Cheat-Seeking Missles

Friday, August 12, 2005

The Vietnam-Iraq Connection

There is a connection, and it's not that we're "losing," or the public wants out, as the Left would have you believe. No, it's that it's all about how we handle when and how we withdraw.

If there's anyone who has gained knowledge of what was lost in Vietnam due to a faulty withdrawal strategy, it's Henry Kissinger. In today's WaPo, Henry gives a history lesson:

A review of withdrawal strategy therefore seems in order. For one thing, how are the terms "progress" and "improvement" to be defined? In a war without front lines, does a lull indicate success or a strategic decision by the adversary? Is a decline in enemy attacks due to attrition or to a deliberate enemy strategy of conserving forces to encourage American withdrawal? Or are we in a phase similar to the aftermath of the Tet Offensive in Vietnam in 1968, which at the time was widely perceived as an American setback but is now understood as a major defeat for Hanoi?

For someone like me, who observed firsthand the anguish of the original involvement in Vietnam during the Kennedy and Johnson administrations, and who later participated in the decisions to withdraw during the Nixon administration, [Gen. Casey's Iraq troop withdrawal] announcement revived poignant memories. For a decision to withdraw substantial U.S. forces while the war continues is a potentially fateful event. It affects the calculations of insurgents and government forces alike, so that the definition of progress becomes nearly as much a psychological as a military judgment. Every soldier withdrawn represents a larger percentage of the remaining total. The capacity for offensive action of the remaining forces shrinks. Once the process is started, it runs the risk of operating by momentum rather than by strategic analysis, and that process is increasingly difficult to reverse.

His conclusion:

The ultimate test of progress will therefore be the extent to which the Iraqi armed forces reflect -- at least to some degree -- the ethnic diversity of the country and are accepted by the population at large as an expression of the nation. Drawing Sunni leaders into the political process is an important part of an anti-insurgent strategy. Failing that, the process of building security forces may become the prelude to a civil war.

Can a genuine nation emerge in Iraq through constitutional means?

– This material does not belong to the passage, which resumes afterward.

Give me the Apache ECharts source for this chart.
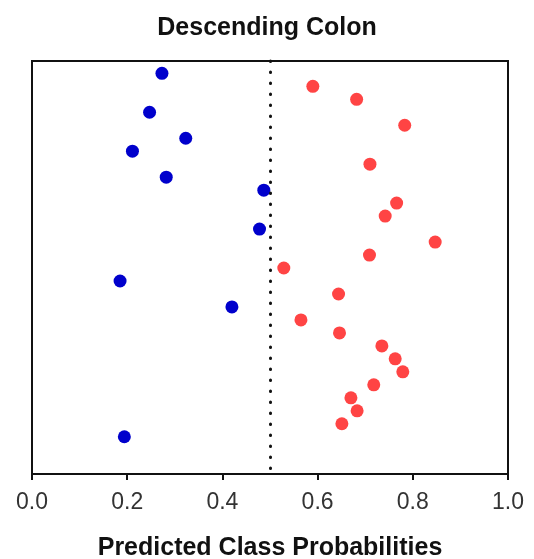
<!DOCTYPE html>
<html>
<head>
<meta charset="utf-8">
<script src="https://cdn.jsdelivr.net/npm/echarts@6/dist/echarts.min.js"></script>
<style>html,body{margin:0;padding:0;background:#fff}#c{width:534px;height:559px}</style>
</head>
<body>
<div id="c"></div>
<script>
// Row index (top = 0) and predicted probability for each sample
var blueRows = [0, 3, 5, 6, 8, 9, 12, 16, 18, 28];
var blueProb = [0.273, 0.247, 0.323, 0.211, 0.282, 0.487, 0.478, 0.185, 0.420, 0.194];
var redRows = [1, 2, 4, 7, 10, 11, 13, 14, 15, 17, 19, 20, 21, 22, 23, 24, 25, 26, 27];
var redProb = [0.590, 0.682, 0.783, 0.710, 0.766, 0.742, 0.847, 0.709, 0.529, 0.644, 0.565, 0.646, 0.735, 0.763, 0.779, 0.718, 0.670, 0.683, 0.651];
var xTicks = [0.0, 0.2, 0.4, 0.6, 0.8, 1.0];
var threshold = 0.5;

function pairs(xs, ys) { return xs.map(function (v, i) { return [v, ys[i]]; }); }

var chart = echarts.init(document.getElementById('c'));
chart.setOption({
  animation: false,
  title: {
    text: 'Descending Colon', left: 'center', top: 11,
    textStyle: { fontFamily: 'Liberation Sans, Arial', fontSize: 25, fontWeight: 'bold', color: '#111' }
  },
  grid: {
    left: 32, right: 26, top: 61, bottom: 85, containLabel: false, outerBoundsMode: 'none',
    show: true, borderColor: '#111', borderWidth: 2, backgroundColor: 'transparent'
  },
  xAxis: {
    type: 'value', min: 0, max: 1, interval: 0.2,
    name: 'Predicted Class Probabilities', nameLocation: 'middle', nameGap: 62,
    nameTextStyle: { fontFamily: 'Liberation Sans, Arial', fontSize: 25, fontWeight: 'bold', color: '#111' },
    axisLine: { show: true, onZero: false, lineStyle: { color: '#111', width: 2 } },
    axisTick: { show: true, length: 6, lineStyle: { color: '#111', width: 2 } },
    axisLabel: {
      margin: 17, fontFamily: 'Liberation Sans, Arial', fontSize: 23, color: '#333',
      formatter: function (v) { return xTicks.indexOf(+v.toFixed(1)) >= 0 ? v.toFixed(1) : ''; }
    },
    splitLine: { show: false }
  },
  yAxis: {
    type: 'value', min: -0.95, max: 30.87, inverse: true,
    axisLine: { show: false }, axisTick: { show: false }, axisLabel: { show: false }, splitLine: { show: false }
  },
  series: [
    {
      type: 'scatter', data: pairs(blueProb, blueRows), symbolSize: 13,
      itemStyle: { color: '#0000CC', opacity: 1 },
      markLine: {
        silent: true, symbol: 'none', label: { show: false },
        lineStyle: { color: '#111', width: 3, type: [0.5, 10.5], cap: 'round' },
        data: [{ xAxis: threshold }]
      }
    },
    {
      type: 'scatter', data: pairs(redProb, redRows), symbolSize: 13,
      itemStyle: { color: '#FF4444', opacity: 1 }
    }
  ]
});
</script>
</body>
</html>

The answer to that question will determine whether Iraq becomes a signpost for a reformed Middle East or the pit of an ever-spreading conflict. For these reasons, a withdrawal schedule should be accompanied by some political initiative inviting an international framework for Iraq's future. Some of our allies may prefer to act as bystanders, but reality will not permit this for their own safety. Their cooperation is needed, not so much for the military as for the political task, which will test, above all, the West's statesmanship in shaping a global system relevant to its necessities.